Produzidos pelo Serviço Na­cional de Informação (SNI), os relatórios compilam atividades do cineasta, bem como decla­rações dadas aos jornais de fora do país. No dossiê, constavam trechos de artigos escritos por Glauber em jornais da época. Dentre eles, uma justificativa para sua atuação contra a dita­dura. “O cinema não será para nós uma máscara, porque, o ci­nema não faz revolução – o ci­nema é um dos instrumentos revolucionários e para isto deve (-se) criar uma linguagem lati­no-americana, libertária e reve­ladora”, afirmou o diretor à re­vista Cine Cubano, em 1971, de acordo com SNI.

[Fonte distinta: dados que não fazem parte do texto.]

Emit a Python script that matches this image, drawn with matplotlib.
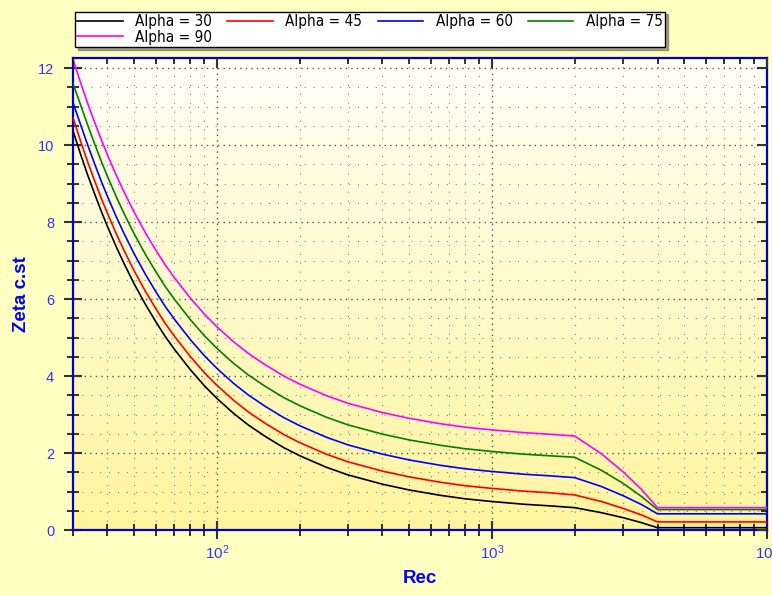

Na época, o cineasta Silvio Tendler, amigo de Glauber, dis­se que a perseguição ao baiano e às pessoas que contestavam o re­gime prejudicou o Brasil . “Aliás, prejudicou os artistas, os estudan­tes, os sindicalistas. A ditadura foi um preço muito alto para a nação. Sou de uma geração que desaprendeu a falar e estamos aprendendo a falar depois de ve­lho. Antes, era tudo proibido”, con­tou. Tendler frisou que Glauber era um artista extraordinário, po­rém não foi o único a sofrer com a repressão. “Eu e muito outros fo­mos perseguidos, como Joaquim Pedro de Andrade (1932-1988), que foi preso, e Olney São Paulo, barbaramente torturado”.